Slow Horses by Mick Herron

The Blurb On The Back:

You don’t stop being a spook just because you’re no longer in the game. 

Banished to Slough House from the ranks of achievers at Regent’s Park for various crimes of drugs and drunkenness, lechery and failure, politics and betrayal, Jackson Lamb’s misfit crew of highly trained joes don’t run ops, they push paper.

But not one of them joined the Intelligence Service to be a ‘slow horse’.

A boy is kidnapped and held hostage.  His beheading is scheduled for live broadcast on the internet.

And whatever the instructions of the Service, the slow horses aren’t going to just sit quiet and watch … 

The Review (Cut For Spoilers):

When River Cartwright botches a training exercise so badly that it makes the TV news it should mean the end of his fledgling career with the Intelligence Services.  It’s only because his grandfather (a service legend who he calls the O.B.) is able to call in some favours that River’s exiled to Slough House instead.

But perhaps being sacked would be better.

Slough House is where the rejects – misfits, recovering alcoholics, mess-ups, and incompetents – are put under the leadership of Jackson Lamb, a former joe (undercover spy) turned desk jockey.  Lamb has poor personal hygiene, disgusting habits, a 1950s attitude to race, gender and sexuality and undisguised contempt for those in his charge.  The idea of being sent to Slough House is to grind you down with tedious paperwork and tasks that have no purpose until you leave of their own accord.

But when a 19-year-old Muslim university student is abducted and his kidnappers promise to behead him live on the internet, the slow horses realise that there’s a connection with one of their own pointless tasks and that connection takes them to some very dark places …
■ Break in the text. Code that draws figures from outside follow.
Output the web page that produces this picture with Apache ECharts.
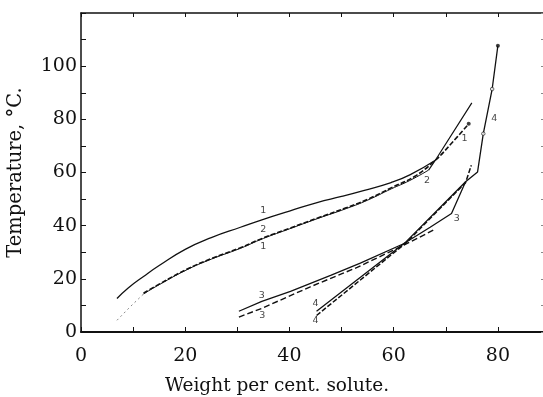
<!DOCTYPE html>
<html>
<head>
<meta charset="utf-8">
<script src="https://cdn.jsdelivr.net/npm/echarts@6/dist/echarts.min.js"></script>
<style>html,body{margin:0;padding:0;background:#fff;}#c{width:543px;height:397px;}</style>
</head>
<body>
<div id="c"></div>
<script>
// ---- data (weight % solute, temperature °C) ----
const xTickLabels = [0, 20, 40, 60, 80];
const yTickLabels = [0, 20, 40, 60, 80, 100];

const curve1Solid = [[6.9,12.6],[9,16.5],[12,20.9],[15,25],[20,31.1],[25,35.5],[30.6,39.4],[35,42.4],[40,45.5],[45.3,48.7],[50,51],[54.2,53.2],[59.5,56.2],[63.2,59.2],[68,64.6]];
const curve1Dashed = [[12,14.6],[15,18.0],[20.3,23.6],[25,27.6],[30.6,31.7],[35,35.4],[40,39.0],[45.3,42.8],[51,46.8],[55,49.9],[59.6,54.3],[64,58.5],[68,64.6],[71.2,71.2],[74.4,78.3]];
const curve2Solid = [[12,14.3],[15,17.8],[20.3,23.4],[25,27.4],[30.6,31.5],[35,35.2],[40,38.8],[45.3,42.6],[51,46.5],[55,49.6],[59.6,53.9],[63,56.9],[66.7,60.9]];
const curve2Upper = [[66.7,60.9],[68,64.6],[75,86.2]];
const curve2Dotted = [[6.9,4.4],[9.5,9.6],[12,14.3]];
const curve3Solid = [[30.3,7.8],[34.7,11.5],[40.2,15.3],[47.9,21.3],[53.6,25.9],[61.9,33.2],[67,39.4],[71.1,44.6],[73.8,56.5]];
const curve3Dashed = [[30.3,5.6],[34.7,8.9],[44,17],[53,24.3],[61.9,32.6],[67.6,38.3]];
const curve4Solid = [[45.2,7.8],[62.3,33.8],[73.8,56.5],[76.1,60.2],[77.2,74.6],[78.9,91.4],[80,107.7]];
const curve4Dashed = [[45.2,6.2],[62.3,33.4],[73.8,56.2],[74.9,62.7]];

const filledDots = [[80,107.7],[74.4,78.3]];
const openDots = [[77.2,74.6],[78.9,91.4]];

const curveLabels = [
  ['1',35,45.8],['2',35,38.6],['1',35,32.0],['2',66.4,57.0],['1',73.6,72.7],
  ['4',79.3,80.2],['3',72.1,42.8],['3',34.7,13.8],['3',34.8,6.2],['4',45,10.6],['4',45,4.4]
];

// ---- chart ----
const serif = 'DejaVu Serif';
const ink = '#111';
function line(data, type, width, smooth, color) {
  return {
    type: 'line', data: data, showSymbol: false, smooth: smooth,
    lineStyle: { color: color || ink, width: width, type: type },
    silent: true, z: 3
  };
}
const chart = echarts.init(document.getElementById('c'), null, { renderer: 'canvas' });
chart.setOption({
  backgroundColor: '#fff',
  animation: false,
  title: {
    text: 'Weight per cent. solute.', left: 160, top: 372,
    textStyle: { fontFamily: serif, fontSize: 18.5, fontWeight: 'normal', color: ink }
  },
  grid: { left: 81, top: 13, right: -7, bottom: 65, containLabel: false, outerBoundsMode: 'none' },
  xAxis: [{
    type: 'value', min: 0, max: 90, interval: 10, position: 'bottom',
    axisLine: { show: true, onZero: false, lineStyle: { color: ink, width: 2 } },
    axisTick: { show: true, inside: true, length: 5, lineStyle: { color: ink, width: 1 } },
    axisLabel: { fontFamily: serif, fontSize: 19, color: ink, margin: 15,
      formatter: v => xTickLabels.indexOf(v) >= 0 ? String(v) : '' },
    splitLine: { show: false }
  }, {
    type: 'value', min: 0, max: 90, interval: 10, position: 'top',
    axisLine: { show: true, onZero: false, lineStyle: { color: ink, width: 1.5 } },
    axisTick: { show: true, inside: true, length: 4, lineStyle: { color: ink, width: 1 } },
    axisLabel: { show: false }, splitLine: { show: false }
  }],
  yAxis: [{
    type: 'value', min: 0, max: 120, interval: 10, position: 'left',
    name: 'Temperature, °C.', nameLocation: 'middle', nameGap: 55, nameRotate: 90,
    nameTextStyle: { fontFamily: serif, fontSize: 19.5, color: ink },
    axisLine: { show: true, onZero: false, lineStyle: { color: ink, width: 1.5 } },
    axisTick: { show: true, inside: true, length: 5, lineStyle: { color: ink, width: 1 } },
    axisLabel: { fontFamily: serif, fontSize: 19, color: ink, margin: 4,
      formatter: v => yTickLabels.indexOf(v) >= 0 ? String(v) : '' },
    splitLine: { show: false }
  }, {
    type: 'value', min: 0, max: 120, interval: 10, position: 'right',
    axisLine: { show: true, onZero: false, lineStyle: { color: ink, width: 1 } },
    axisTick: { show: true, inside: true, length: 9, lineStyle: { color: '#888', width: 1 } },
    axisLabel: { show: false }, splitLine: { show: false }
  }],
  series: [
    line(curve1Solid, 'solid', 1.3, 0.5),
    line(curve1Dashed, [5, 2], 1.6, 0.4),
    line(curve2Solid, 'solid', 1, 0.5),
    line(curve2Upper, 'solid', 1.2, false),
    line(curve2Dotted, [2, 3], 1, false, '#888'),
    line(curve3Solid, 'solid', 1.3, false),
    line(curve3Dashed, [6, 3], 1.4, false),
    line(curve4Solid, 'solid', 1.3, false),
    line(curve4Dashed, [5, 2], 1.5, false),
    { type: 'scatter', data: filledDots, symbol: 'circle', symbolSize: 4,
      itemStyle: { color: ink }, z: 4, silent: true },
    { type: 'scatter', data: openDots, symbol: 'circle', symbolSize: 3.5,
      itemStyle: { color: '#fff', borderColor: ink, borderWidth: 0.8 }, z: 4, silent: true },
    { type: 'scatter', data: curveLabels.map(d => ({ value: [d[1], d[2]], name: d[0] })),
      symbolSize: 0, silent: true, z: 5,
      label: { show: true, position: 'inside', formatter: p => p.name,
        fontFamily: 'DejaVu Sans', fontSize: 9.5, color: ink } }
  ]
});
</script>
</body>
</html>
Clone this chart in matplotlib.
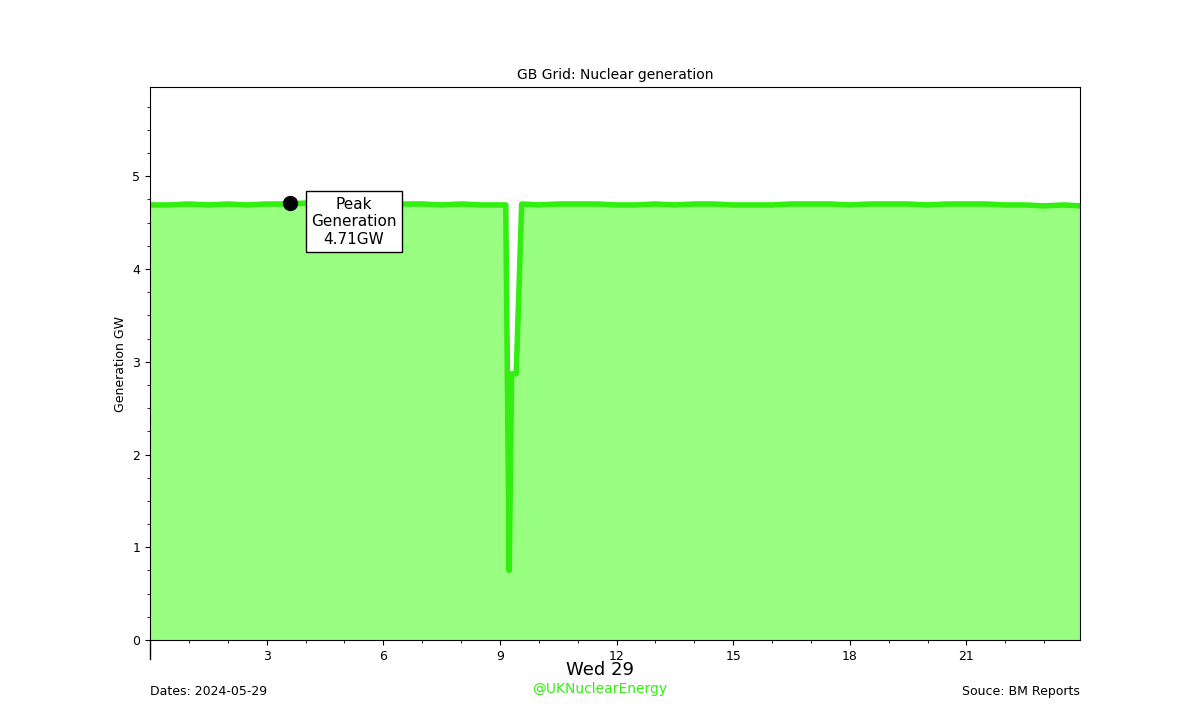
import matplotlib.pyplot as plt
from matplotlib.ticker import AutoMinorLocator

plt.rcParams["font.size"] = 9

# hours since midnight and generation in GW
hours = [0, 0.5, 1, 1.5, 2, 2.5, 3, 3.5, 4, 4.5, 5, 5.5, 6, 6.5, 7, 7.5, 8, 8.5, 9, 9.15,
         9.24, 9.3, 9.42, 9.56, 10, 10.5, 11, 11.5, 12, 12.5, 13, 13.5, 14, 14.5,
         15, 15.5, 16, 16.5, 17, 17.5, 18, 18.5, 19, 19.5, 20, 20.5, 21, 21.5, 22, 22.5,
         23, 23.5, 23.92]
gen = [4.69, 4.69, 4.70, 4.69, 4.70, 4.69, 4.70, 4.70, 4.71, 4.70, 4.70, 4.69, 4.70, 4.70,
       4.70, 4.69, 4.70, 4.69, 4.69, 4.69, 0.75, 2.87, 2.87, 4.70, 4.69, 4.70, 4.70,
       4.70, 4.69, 4.69, 4.70, 4.69, 4.70, 4.70, 4.69, 4.69, 4.69, 4.70, 4.70, 4.70, 4.69,
       4.70, 4.70, 4.70, 4.69, 4.70, 4.70, 4.70, 4.69, 4.69, 4.68, 4.69, 4.68]
peak_hour = 3.6
peak_gen = 4.71

fig, ax = plt.subplots(figsize=(12, 7.2), dpi=100)
ax.fill_between(hours, gen, color="#99ff80")
ax.plot(hours, gen, color="#33ee11", lw=4)
ax.plot(peak_hour, peak_gen, "o", color="black", ms=10)
ax.text(peak_hour + 1.65, peak_gen - 0.2, "Peak\nGeneration\n%.2fGW" % peak_gen,
        ha="center", va="center", fontsize=11,
        bbox=dict(facecolor="white", edgecolor="black"))

ax.set_xlim(0, 23.92)
ax.set_ylim(0, 5.96)
ax.set_xticks([3, 6, 9, 12, 15, 18, 21])
ax.xaxis.set_minor_locator(AutoMinorLocator(3))
ax.yaxis.set_minor_locator(AutoMinorLocator(4))
# day separator tick at midnight
ax.plot([0, 0], [0, -0.2], color="black", lw=1, clip_on=False)
ax.set_title("GB Grid: Nuclear generation", fontsize=10)
ax.set_ylabel("Generation GW")
fig.subplots_adjust(left=0.125, right=0.9, bottom=0.111, top=0.879)

fig.text(0.5, 0.063, "Wed 29", ha="center", fontsize=13)
fig.text(0.5, 0.038, "@UKNuclearEnergy", ha="center", color="#33ee11", fontsize=10)
fig.text(0.125, 0.035, "Dates: 2024-05-29", ha="left")
fig.text(0.9, 0.035, "Souce: BM Reports", ha="right")

fig.savefig("out.png")
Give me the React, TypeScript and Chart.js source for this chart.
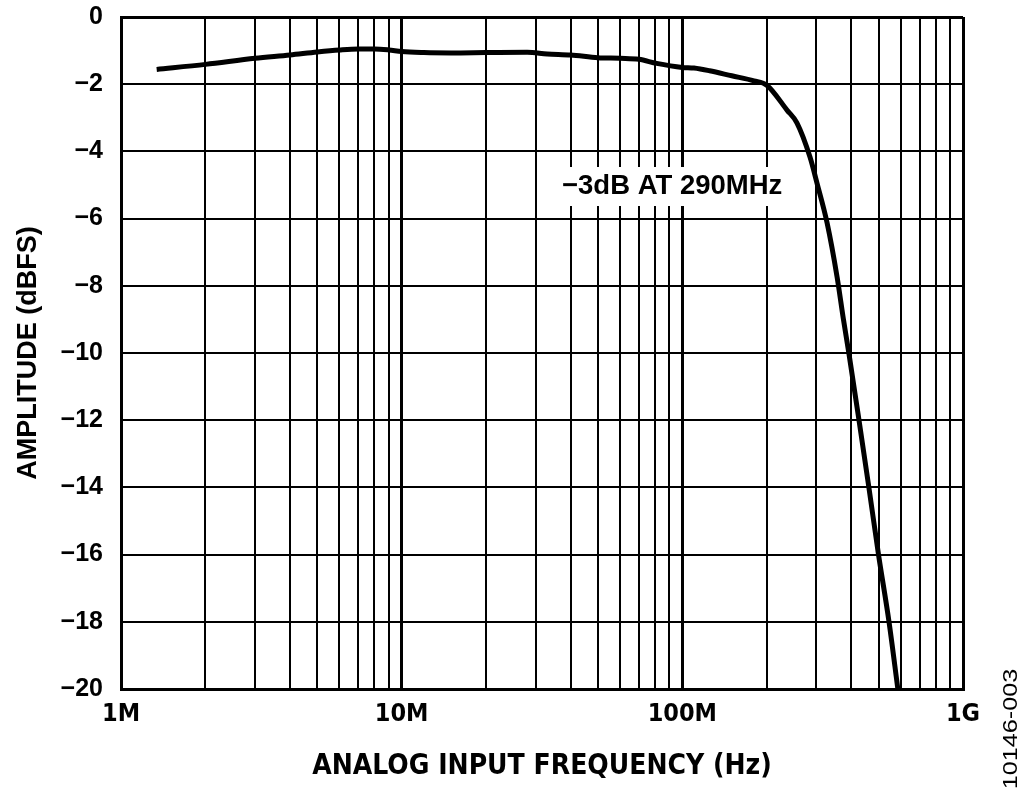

The first in Mick Herron’s JACKSON LAMB SERIES is a smartly written, fast-paced espionage thriller with some great one-liners, a dark sense of humour and an overall vibe of SPOOKS meets Le Carre.  The misfit cast of slow horses are broadly drawn (notably Roderick Ho, a stereotypical computer geek with no social skills) but all develop over the course of the book.  River and Lamb get the most attention and there are hints of intriguing elements in both their backgrounds, which promises much for later books although Lamb’s personal habits are overdone.  The plot itself is well crafted with plenty of twists and turns and I particularly enjoyed the way the plot incorporates the internal politics and ambitions of those within the Intelligence Service and the political classes (especially Peter Judd, a sly dig at a certain floppy haired Foreign Secretary) plus Herron is unsentimental at killing characters who you might think would become integral to the wider series.  I also enjoyed the focus that Herron gives to Hassan Ahmed (the kidnapping victim who just wants to be a stand up comedian) whose ordeal gives the book emotional resonance.  All in all I thoroughly enjoyed this book and will definitely be reading the sequel.